One signal of trouble was the suspension of plans to raise the minimum salary by the Ministry of Human Resources and Social Security (MOHRSS).

In an effort to "stabilize labor and management relations", the ministry this week allowed some service-oriented companies to adopt flexible working hours and pay.

"With some companies, especially labor-intensive small and medium-sized firms struggling, the employment market has become severe while social security is facing new difficulties, including rising labor disputes," said an MHRSS statement.

The top priority was to take concrete measures to help enterprises tide over the tough times and stabilize employment, it said.

Local labor and social security authorities were ordered to monitor the operations of struggling enterprises and be alert to potential job cuts so as to defuse large cutbacks. Meanwhile, workers must have easy access to labor dispute arbitration to avoid the occurrence of mass incidents.

The ministry stipulated that migrant workers who lost jobs after having worked consistently for at least six months must receive one-off subsistence benefits and government-funded vocational training. Salary defaults should be handled as priorities to protect the interests of migrant laborers and social stability.

Large state-owned enterprises were required to shoulder their social responsibilities to avoid firing workers if possible. The ministry is also considering a plan to subsidize industries with unemployment insurance.

PROACTIVE RESPONSE

One new policy effective as of Jan. 1 in Hubei is to use unemployment insurance to subsidize companies that offer vocational training for in-house re-employment and reward enterprises that have paid insurance premiums for more than two consecutive years without layoffs.

Under current regulations, unemployment insurance can only go to the jobless as living subsistence or subsidies for technical training.

The central government has drawn up plans to create jobs by supporting labor-intensive industries, urging banks to lend to small and medium-sized companies and encouraging self-employment and entrepreneurship.

From next year, Hubei Provincial Government will evaluate officials on whether they meet targets for new self-employment posts and businesses.

In the next five years, the province hopes to help 50,000 people start their own businesses and create 200,000 new jobs every year.

To that end, the small loan ceiling for individuals has been more than doubled from 20,000 yuan to 50,000 yuan, while that for labor-intensive companies is up from 2 million to 3 million yuan. Commercial banks will receive government rewards, with the amount designated at 1 percent of their total small loans.

In Guangdong, where factory closures put many rural migrants out of work, measures were enacted to facilitate rural labor transfers within the province.
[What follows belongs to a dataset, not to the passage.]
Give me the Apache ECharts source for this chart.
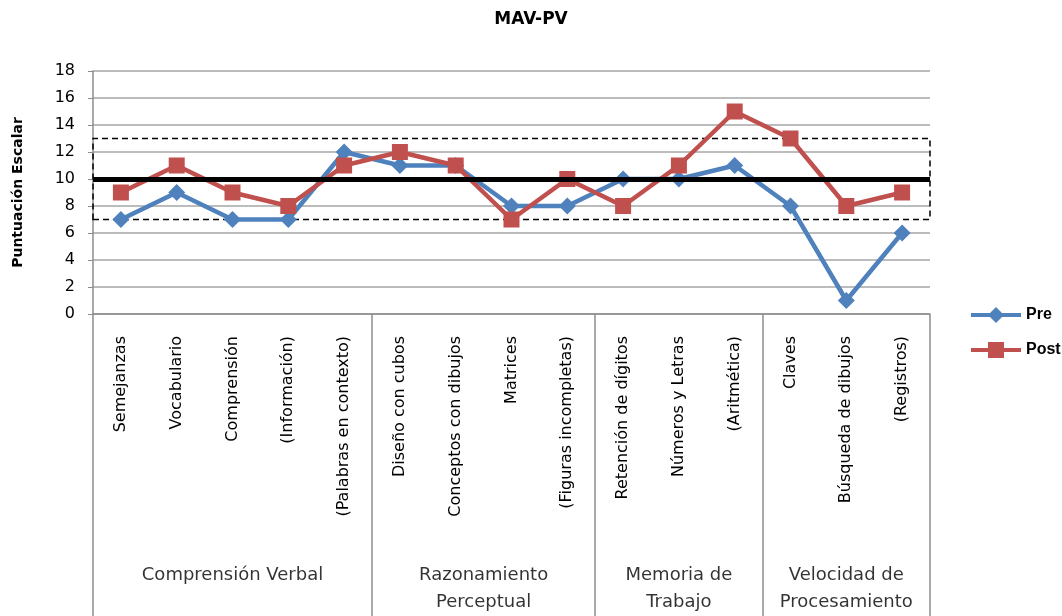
<!DOCTYPE html>
<html>
<head>
<meta charset="utf-8">
<script src="https://cdn.jsdelivr.net/npm/echarts@6/dist/echarts.min.js"></script>
<style>
  html, body { margin: 0; padding: 0; background: #fff; }
  #chart { width: 1062px; height: 616px; }
</style>
</head>
<body>
<div id="chart"></div>
<script>
// subtests on the x axis
const categories = [
  'Semejanzas', 'Vocabulario', 'Comprensión', '(Información)', '(Palabras en contexto)',
  'Diseño con cubos', 'Conceptos con dibujos', 'Matrices', '(Figuras incompletas)',
  'Retención de dígitos', 'Números y Letras', '(Aritmética)',
  'Claves', 'Búsqueda de dibujos', '(Registros)'
];

// index groups (second level of the axis)
const groupNames = ['Comprensión Verbal', 'Razonamiento\nPerceptual', 'Memoria de\nTrabajo', 'Velocidad de\nProcesamiento'];
const groupSizes = [5, 4, 3, 3];

const preValues = [7, 9, 7, 7, 12, 11, 11, 8, 8, 10, 10, 11, 8, 1, 6];
const postValues = [9, 11, 9, 8, 11, 12, 11, 7, 10, 8, 11, 15, 13, 8, 9];

// reference band
const meanLine = 10;
const bandRange = [7, 13];

const yTicks = { min: 0, max: 18, interval: 2 };

const GRID_LEFT = 93, GRID_RIGHT = 132, AXIS_Y = 314;
const FONT = 'DejaVu Sans';

// group boundaries and centres, built from the sizes
const boundaries = [0];
groupSizes.forEach(n => boundaries.push(boundaries[boundaries.length - 1] + n));
const groupLabels = groupNames.map((name, i) => [boundaries[i] + groupSizes[i] / 2, 0.179, name]);

const chart = echarts.init(document.getElementById('chart'));

chart.setOption({
  animation: false,
  title: {
    text: 'MAV-PV',
    left: 'center',
    top: 6,
    textStyle: { fontFamily: FONT, fontSize: 17, fontWeight: 'bold', color: '#000' }
  },
  legend: {
    orient: 'vertical',
    left: 964,
    top: 302,
    itemGap: 19,
    itemWidth: 50,
    itemHeight: 20,
    lineStyle: { width: 4 },
    textStyle: { fontFamily: 'Liberation Sans', fontSize: 16, fontWeight: 'bold', color: '#000' },
    data: ['Pre', 'Post']
  },
  grid: [
    { left: GRID_LEFT, right: GRID_RIGHT, top: 71, bottom: 616 - AXIS_Y },
    { left: GRID_LEFT, right: GRID_RIGHT, top: AXIS_Y, bottom: 0 }
  ],
  xAxis: [
    {
      type: 'category',
      gridIndex: 0,
      data: categories,
      boundaryGap: true,
      axisLine: { lineStyle: { color: '#8c8c8c', width: 1.5 } },
      axisTick: { show: false },
      axisLabel: {
        interval: 0,
        rotate: 90,
        margin: 22,
        fontFamily: FONT,
        fontSize: 16,
        color: '#000'
      }
    },
    {
      type: 'value',
      gridIndex: 1,
      min: 0,
      max: categories.length,
      show: false
    }
  ],
  yAxis: [
    {
      type: 'value',
      gridIndex: 0,
      min: yTicks.min,
      max: yTicks.max,
      interval: yTicks.interval,
      name: 'Puntuación Escalar',
      nameLocation: 'middle',
      nameGap: 68,
      nameTextStyle: { fontFamily: FONT, fontSize: 14, fontWeight: 'bold', color: '#000' },
      axisLine: { show: true, lineStyle: { color: '#8c8c8c', width: 1.5 } },
      axisTick: { show: true, length: 5, lineStyle: { color: '#8c8c8c' } },
      axisLabel: { margin: 18, fontFamily: FONT, fontSize: 16, color: '#000' },
      splitLine: { lineStyle: { color: '#a6a6a6', width: 1.5 } }
    },
    {
      type: 'value',
      gridIndex: 1,
      min: 0,
      max: 1,
      show: false
    }
  ],
  series: [
    {
      name: 'Pre',
      type: 'line',
      data: preValues,
      symbol: 'diamond',
      symbolSize: 17,
      lineStyle: { color: '#4f81bd', width: 4.5 },
      itemStyle: { color: '#4f81bd' },
      z: 3
    },
    {
      name: 'Post',
      type: 'line',
      data: postValues,
      symbol: 'rect',
      symbolSize: 16,
      lineStyle: { color: '#c0504d', width: 4.5 },
      itemStyle: { color: '#c0504d' },
      z: 4,
      markLine: {
        silent: true,
        symbol: 'none',
        label: { show: false },
        lineStyle: { color: '#000', width: 5, type: 'solid' },
        data: [{ yAxis: meanLine }]
      },
      markArea: {
        silent: true,
        label: { show: false },
        itemStyle: { color: 'rgba(0,0,0,0)', borderColor: '#000', borderWidth: 1.5, borderType: [6, 4] },
        data: [[{ yAxis: bandRange[0] }, { yAxis: bandRange[1] }]]
      }
    },
    {
      name: 'groups',
      type: 'scatter',
      xAxisIndex: 1,
      yAxisIndex: 1,
      symbolSize: 0,
      silent: true,
      data: groupLabels,
      label: {
        show: true,
        position: 'inside',
        verticalAlign: 'top',
        formatter: p => p.data[2],
        fontFamily: FONT,
        fontSize: 18,
        lineHeight: 27,
        color: '#000',
        textBorderWidth: 0
      },
      markLine: {
        silent: true,
        symbol: 'none',
        label: { show: false },
        lineStyle: { color: '#8c8c8c', width: 1.5, type: 'solid' },
        data: boundaries.map(b => ({ xAxis: b }))
      }
    }
  ]
});
</script>
</body>
</html>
All companies that had signed employment contracts with rural workers and paid social security insurance for more than a year would receive government subsidies. Firms making outstanding contributions to local rural labor employment would be rewarded by the provincial government.

Firms with a significant rural labor employment ratio would receive tax breaks. Although very few rural workers have returned to Chongqing, another major exporter of labor, the municipality has pledged preferential land, tax and loan policies if they want to start their own businesses.

FUTURE OF MIGRATION

Qu Qiwen, of the Wuhan Commerce Bureau, said the global financial crisis has forced China to change its export-oriented economic growth. "If the migrant labor in central regions returned to the east, it would indicate our failure to rebalance the economy and narrow regional disparities."

Central regions, including Hubei, Hunan, Jiangxi, Henan, Anhui and Shanxi, with advantages in labor and resources, should seize the opportunity for development relying on domestic consumption, he said.

As rural workers abandoned their farmland for higher pay and better lives in the east, China's interior has long been plagued by labor shortage. In Hubei, the yearly average spread stands at 500,000, with the seasonal peak hitting 700,000.

However, an increasing number of migrant workers are returning to settle down in Hubei, starting their own businesses with the hard-earned savings, knowledge and technologies.

In Yangxin County alone, about 2,500 former migrants have set up more than 500 businesses in the past three years, generating 3.5 billion yuan in industrial output and 180 million yuan in tax revenue last year.

"We can't leave the problems to the rural areas. Slow as it is, urbanization is a viable way to reduce rural poverty and boost consumption," said Zhou Layuan, of Hubei labor authority. "Migrant workers who have made significant contributions to urban prosperity deserve decent and better lives. It's the government's duty to help them prosper in cities."

Migrant rural labor has become a significant component of China's industry, accounting for 58 percent of the manufacturing workforce, 52 percent of service industry employment and 68 percent of processing workers. In construction sector, the ratio is as much as 80 percent, official figures show.